Raymond-Barker transferred to the Royal Flying Corps on 6 August 1915, completing his pilot training, and being appointed a flying officer on 19 October. He was posted to France on 22 November. On 1 April 1916, he was appointed a lieutenant in the RFC, and on 17 June was appointed a flight commander, with the temporary rank of captain. During this time, he served with No. 6 Squadron RFC and No. 16 Squadron RFC, transferring on 29 December 1916.

==Victories==
On 12 May 1917, Raymond-Barker was posted to No. 48 Squadron RFC as a flight commander, flying the Bristol F.2b two-seater heavy fighter. He gained his first victories on 20 May, driving down a pair of Albatros D.IIIs out of control over Brebières. On 26 May he destroyed another D.III, and on 5 June drove down an enemy reconnaissance aircraft near Bullecourt. On 1 July 1917, he was promoted to the substantive rank of lieutenant. He scored his final two triumphs soon after, on the 8th (with Sergeant Jack Mason as his observer) and 17th, bringing his total to two Albatros D.IIIs destroyed and four enemy aircraft driven down out of control. He was subsequently awarded the Military Cross, which was gazetted on 14 September 1917.

==Command and death==
On 17 September 1917, Raymond-Barker was appointed a squadron commander, with the temporary rank of major. He took command of No. 3 Squadron, flying Sopwith Camels. On 20 April 1918, it ran into a patrol of Fokker Triplanes of the Flying Circus, and Raymond-Barker was shot down and killed by Manfred von Richthofen.
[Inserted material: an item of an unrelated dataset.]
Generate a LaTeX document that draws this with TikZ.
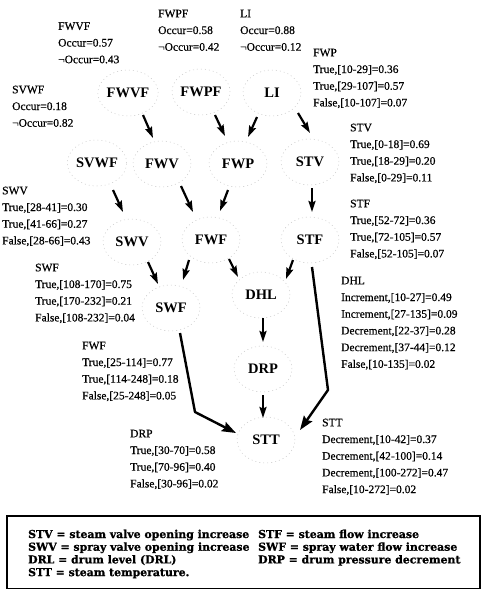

As Richthofen reported it: "With six planes of Jasta 11, I attacked a large enemy squadron. During the fight I observed that a Triplane was attacked and shot at from below by a Camel. I put myself behind the adversary and brought him down, burning, with only a few shots. The enemy plane crashed down near the forest of Hamel where it burned further on the ground."

Three minutes later Richthofen shot down the aircraft of 2nd Lieutenant David Lewis, who survived. These were Richthofen's 79th and 80th aerial victories. The following day he was shot down and killed.

Raymond-Barker's body was never recovered, and so he is commemorated at the Arras Flying Services Memorial.

==Honours and awards==
- Military Cross
2nd Lieutenant (Temporary Captain) Richard Raymond-Barker, General List and RFC.
For conspicuous gallantry and devotion to duty when leading a fighting patrol. He attacked a large hostile formation, destroying two of them. He has also done excellent work in leading distant photographic reconnaissances, notably upon two occasions when his skilful leadership enabled photographs to be taken of all the required hostile area in spite of repeated attacks from enemy aircraft. He has helped to destroy seven hostile machines, and has at all times displayed conspicuous skill and gallantry.